Jika tidak dikendalikan dengan keimanan yang kuat, hubbud dunya ini akan selalu menimpa pada setiap orang, karena memang dunia itu adalah sesuatu yang indah, lezat, dan menggiurkan. Dalam hadits lain riwayat Imam Bukhari, Rasulullah SAW bersabda pula: "Sesungguhnya harta dunia ini adalah ibarat tanaman yang hijau (yang sangat menarik) dan terasa manis. Harta dunia akan menjadi sebaik-baiknya sahabat bagi kehidupan seorang Muslim, jika mendapatkannya dengan cara yang benar dan memanfaatkannya dengan cara yang benar pula, seperti untuk menegakkan agama Allah, menolong dan membantu anak-anak yatim, orang-orang miskin dan ibnu sabil (orang yang kehabisan bekal dalam perjalanannya). Dan barangsiapa yang mendapatkannya dengan cara yang tidak benar, maka ibarat orang yang makan tetapi tidak pernah merasa kenyang, dan kelak akan menjadi saksi pada hari kiamat (yang memberatkan)."
Banyaknya kalangan yang jatuh dan bertekuk lutut pada pelukan hubbud dunya, di samping karena indah, manis, dan lezatnya, juga karena ada anggapan bahwa fitnah dan ujian itu hanyalah dengan sesuatu yang dianggap menyakitkan, seperti kelaparan, kemiskinan, kekurangan dan menderita sakit. Sedangkan, pangkat, jabatan, kedudukan harta, ilmu pengetahuan, kesehatan, dan popularitas bukan dianggap ujian dan cobaan, tetapi adalah semata-mata kenikmatan dan karunia. Oleh karena itu banyak orang yang tidak hati-hati ketika mendapatkannya, bahkan cenderung lupa daratan. Padahal Allah SWT sudah mengingatkan hal ini dengan firman-Nya pada al-Qur’an Surat Al-Anbiya ayat 35:
"Tiap-tiap yang berjiwa akan merasakan mati. Kami akan menguji kamu dengan keburukan dan kebaikan sebagai cobaan (yang sebenar-benarnya). Dan hanya kepada Kamilah kamu dikembalikan."

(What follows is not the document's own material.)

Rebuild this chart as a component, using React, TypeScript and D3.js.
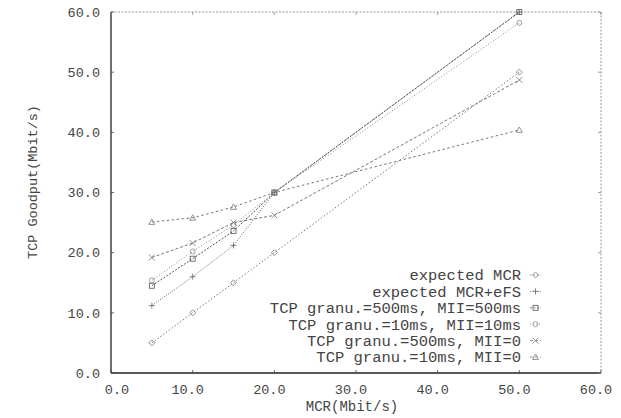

Ketika mengomentari ayat tersebut (QS Al Anbiya: 35), Sayyid Quthb dalam Tafsir Fi Dzilalil Qur'an, menyatakan adalah tidak perlu penjelasan yang rinci jika fitnah dan ujian dalam bentuk hal-hal yang menyakitkan, karena hampir setiap orang pasti memahami dan menyadarinya. Tetapi, terhadap bentuk ujian dengan hal-hal yang dianggap baik dan menyenangkan perlu terus menerus dikumandangkan dan disosialisasikan, karena banyak orang yang tidak menyadarinya. Banyak orang yang kufrun ni'mah (tidak memanfaatkan anugerah Allah untuk kemaslahatan bersama) dan kemudian memanfaatkannya untuk kepentingan diri sendiri. Akibatnya, orang tersebut menderita selama-lamanya (di dunia maupun di akhirat), walaupun pada mulanya seolah-olah mendapatkan kesuksesan dan kebahagiaan.
Kapankah sifat iri, dengki, hasad, hubud dunya mengantarkan seseorang kepada tindakan durjana ini? Kalau rasa malu sudah merasa malu tinggal dalam diri seseorang yang memiliki sifat-sifat rendah tersebut. Ia sudah tidak mamiliki rasa malu untuk berbuat apa saja asal harapannya tercapai. Kalau rasa malu sudah hilang tak tersisa, maka semua jalan yang telah disyariatkan agama pun akan ia langgar. Hatinya tak akan pernah luluh meski berpanjang-pancang tiang firman Allah dihunjamkan ke hatinya. Kalau rasa malu sudah hilang tandas, maka Tuhan juga akan dengan cepat ia tanggalkan. Semua kisi-kisi hatinya dipenuhi kegandrungan terhadap dunia, harta didapat dengan cara-cara yang tidak halal. Ia berani menentang Tuhan, seakan-akan Dia tidak pernah ada. Jangan merasa malu terhadap Tuhan, Dzat yang dia tak mampu mencerna kehadiran-Nya, terhadap keluarganya pun ia tak akan sanggup mengundang rasa malu bertengger di hatinya.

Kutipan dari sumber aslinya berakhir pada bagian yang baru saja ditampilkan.